The Argos followed up a 29-28 overtime upset at Hamilton with
a 29-12 romp over Ottawa, outscoring the Renegades 22-3 over
the final 25 minutes, then clinched a playoff berth by rallying
back from a 29-10 halftime deficit to defeat Calgary, 33-32.
That momentum continued into the East semifinal when, down
12-0, they battled back to upset favoured Saskatchewan,
24-14.
Many of the Argos credited Clemons for the late-season surge,
and for inspiring them in a manner Etcheverry could not.
"The
message ... was win or go home," Scott said. "Do we want this
season to end or do we want to continue playing?
"The
players made up their mind to go out and play. And whenever
we decide to play, there is nothing that can hold us back
or stop us."
Clemons is 18-17-0 in two stints as Argos head coach, a favourable
record to the combined 5-14-1 of his predecessors, Etcheverry
and the bombastic John Huard.
His secret? His will to win.
"His players respect his competitveness," CBC Sports football commentator Mark Lee opined. "And I think that's what has really come out in the last little while.
"He's always been a coach that has been able to get his players to respond."
Case in point, Clemons' locker-room speech prior to the semifinal
caught on camera by CBC Sports.
"That
was probably my worse speech ever," Clemons chuckled. "It
was more of an emotional speech and, even when I am emotional,
usually I am more articulate."
Eloquent or not, his pre-game sermon still had the desired
effect.
As did his fiery address to players at halftime during the
Calgary game when Toronto trailed 29-10.
"A lot of guys, they said that was out of character for Pinball," Lee
discovered. "They're seeing something new in him, how badly he wants to win and that's rubbing off on them."

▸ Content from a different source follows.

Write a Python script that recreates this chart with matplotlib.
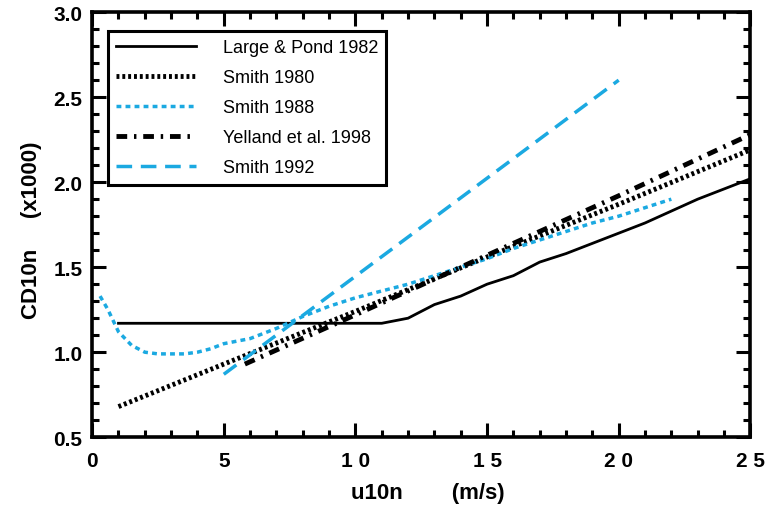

"A head coach's jobs, in most respect, is to be a guy who can rally
everybody around one cause. The Argos' turnaround shows he's a guy with
great spirit and a great leader because he's still fresh from the game
and a lot of the guys that have seen him play, they have a lot of
respect for him as a football coach."
Clemons realizes he is admired for his exhuberance, but stops
short of making it a love-in.
This is pro football, after all, a sport predicated on preparation
and performance.
"If
we have the best pep talk in the world and we don't prepare
this week, we're going to get our face knocked off," Clemons
explained.
"Enthusiasm
is one thing, but the real key to being successful is competence.
It's doing the right things, making the right decisions.
"If
you're not doing the right things on the field and constantly
being beat, that enthusiasm starts to wane very quickly. You
have to do the right things."
As a player, Clemons was a small man in a big man's game,
a whirling dervish of a running back with uncanny balance
and incalculable charm.
A Clemons carry often defied description -- bop left, feint
right, accelerate, stop cold, cut back, look left, carom right,
juke, jive, then explode upfield -- it was controlled chaos
in perpetual motion.
A pinball.
"I
think it was the correct depiction of me on a football field,"
Clemons admitted. "I think the moniker has served me well.
"Most
people always thought that I bounced around off guys, but
I truly know I was bounced around by guys."
Either way, Clemons retired the most prolific player in pro
football history with 25,402 all-purpose yards, one of several
records on his Hall of Fame resume.
Yet Clemons' success on the field was paralleled only by his
popularity off it.
And, for the time being, on the sideline, too.